___ Data

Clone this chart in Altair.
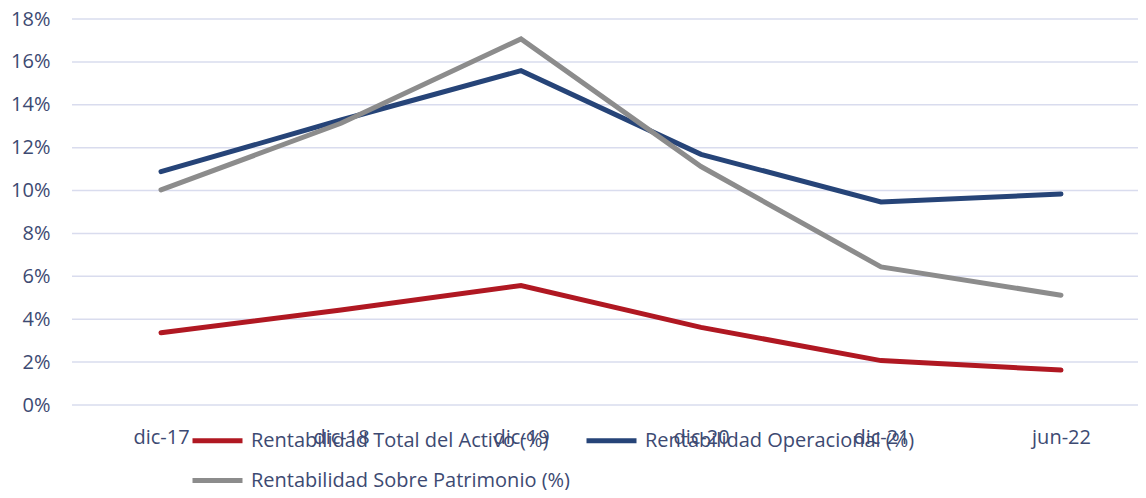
import altair as alt
import pandas as pd

categories = ["dic-17", "dic-18", "dic-19", "dic-20", "dic-21", "jun-22"]
series_names = [
    "Rentabilidad Total del Activo (%)",
    "Rentabilidad Operacional (%)",
    "Rentabilidad Sobre Patrimonio (%)",
]
activo = [3.37, 4.43, 5.57, 3.62, 2.07, 1.63]
operacional = [10.88, 13.29, 15.59, 11.69, 9.47, 9.84]
patrimonio = [10.03, 13.14, 17.07, 11.12, 6.44, 5.12]
colors = ["#B01822", "#264478", "#8C8C8C"]
y_ticks = [0, 2, 4, 6, 8, 10, 12, 14, 16, 18]

rows = []
for name, vals in zip(series_names, [activo, operacional, patrimonio]):
    for i, (c, v) in enumerate(zip(categories, vals)):
        rows.append({"idx": i, "periodo": c, "serie": name, "valor": v})
df = pd.DataFrame(rows)
grid_df = pd.DataFrame({"v": y_ticks})

TEXT = "#3D4A72"
FONT = "Open Sans"
FS = 20
W, H = 1066, 386
first_px, step_px = 89, 180
x_domain = [-first_px / step_px, (W - first_px) / step_px]
label_array = "[" + ",".join("'" + c + "'" for c in categories) + "]"

grid = (
    alt.Chart(grid_df)
    .mark_rule(color="#D9DCEE", strokeWidth=1.5)
    .encode(y=alt.Y("v:Q", scale=alt.Scale(domain=[0, 18], nice=False)))
)

lines = (
    alt.Chart(df)
    .mark_line(strokeWidth=5, strokeCap="round")
    .encode(
        x=alt.X(
            "idx:Q",
            scale=alt.Scale(domain=x_domain, nice=False, zero=False),
            axis=alt.Axis(
                title=None, values=list(range(len(categories))),
                labelExpr=label_array + "[datum.value]",
                labelAngle=0, ticks=False, tickSize=0, domain=False,
                grid=False, labelPadding=22, labelFontSize=FS, labelColor=TEXT,
                labelFont=FONT, labelFlush=False, labelOverlap=False,
            ),
        ),
        y=alt.Y(
            "valor:Q",
            scale=alt.Scale(domain=[0, 18], nice=False),
            axis=alt.Axis(
                title=None, values=y_ticks, labelExpr="datum.value + '%'",
                ticks=False, tickSize=0, domain=False, grid=False,
                labelPadding=22, labelFontSize=FS, labelColor=TEXT,
                labelFont=FONT,
            ),
        ),
        color=alt.Color(
            "serie:N",
            sort=series_names,
            scale=alt.Scale(domain=series_names, range=colors),
            legend=alt.Legend(
                title=None, orient="none", legendX=118, legendY=394,
                direction="horizontal", columns=2, symbolType="stroke",
                symbolSize=2500, symbolStrokeWidth=5, labelOffset=6,
                columnPadding=6, rowPadding=2, labelFontSize=FS,
                labelColor=TEXT, labelFont=FONT, padding=0, labelLimit=500,
            ),
        ),
    )
)

chart = (
    alt.layer(grid, lines)
    .properties(
        width=W, height=H,
        autosize=alt.AutoSizeParams(type="none"),
        padding={"left": 64, "top": 11, "right": 0, "bottom": 85},
    )
    .configure_view(stroke=None)
)

chart.save("out.html", embed_options={"renderer": "svg", "actions": False})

______

→ What to work on: Quote in full the listing given above; the images are to be left out.

→ Written response:
Clone this chart in Altair.
import altair as alt
import pandas as pd

categories = ["dic-17", "dic-18", "dic-19", "dic-20", "dic-21", "jun-22"]
series_names = [
    "Rentabilidad Total del Activo (%)",
    "Rentabilidad Operacional (%)",
    "Rentabilidad Sobre Patrimonio (%)",
]
activo = [3.37, 4.43, 5.57, 3.62, 2.07, 1.63]
operacional = [10.88, 13.29, 15.59, 11.69, 9.47, 9.84]
patrimonio = [10.03, 13.14, 17.07, 11.12, 6.44, 5.12]
colors = ["#B01822", "#264478", "#8C8C8C"]
y_ticks = [0, 2, 4, 6, 8, 10, 12, 14, 16, 18]

rows = []
for name, vals in zip(series_names, [activo, operacional, patrimonio]):
    for i, (c, v) in enumerate(zip(categories, vals)):
        rows.append({"idx": i, "periodo": c, "serie": name, "valor": v})
df = pd.DataFrame(rows)
grid_df = pd.DataFrame({"v": y_ticks})

TEXT = "#3D4A72"
FONT = "Open Sans"
FS = 20
W, H = 1066, 386
first_px, step_px = 89, 180
x_domain = [-first_px / step_px, (W - first_px) / step_px]
label_array = "[" + ",".join("'" + c + "'" for c in categories) + "]"

grid = (
    alt.Chart(grid_df)
    .mark_rule(color="#D9DCEE", strokeWidth=1.5)
    .encode(y=alt.Y("v:Q", scale=alt.Scale(domain=[0, 18], nice=False)))
)

lines = (
    alt.Chart(df)
    .mark_line(strokeWidth=5, strokeCap="round")
    .encode(
        x=alt.X(
            "idx:Q",
            scale=alt.Scale(domain=x_domain, nice=False, zero=False),
            axis=alt.Axis(
                title=None, values=list(range(len(categories))),
                labelExpr=label_array + "[datum.value]",
                labelAngle=0, ticks=False, tickSize=0, domain=False,
                grid=False, labelPadding=22, labelFontSize=FS, labelColor=TEXT,
                labelFont=FONT, labelFlush=False, labelOverlap=False,
            ),
        ),
        y=alt.Y(
            "valor:Q",
            scale=alt.Scale(domain=[0, 18], nice=False),
            axis=alt.Axis(
                title=None, values=y_ticks, labelExpr="datum.value + '%'",
                ticks=False, tickSize=0, domain=False, grid=False,
                labelPadding=22, labelFontSize=FS, labelColor=TEXT,
                labelFont=FONT,
            ),
        ),
        color=alt.Color(
            "serie:N",
            sort=series_names,
            scale=alt.Scale(domain=series_names, range=colors),
            legend=alt.Legend(
                title=None, orient="none", legendX=118, legendY=394,
                direction="horizontal", columns=2, symbolType="stroke",
                symbolSize=2500, symbolStrokeWidth=5, labelOffset=6,
                columnPadding=6, rowPadding=2, labelFontSize=FS,
                labelColor=TEXT, labelFont=FONT, padding=0, labelLimit=500,
            ),
        ),
    )
)

chart = (
    alt.layer(grid, lines)
    .properties(
        width=W, height=H,
        autosize=alt.AutoSizeParams(type="none"),
        padding={"left": 64, "top": 11, "right": 0, "bottom": 85},
    )
    .configure_view(stroke=None)
)

chart.save("out.html", embed_options={"renderer": "svg", "actions": False})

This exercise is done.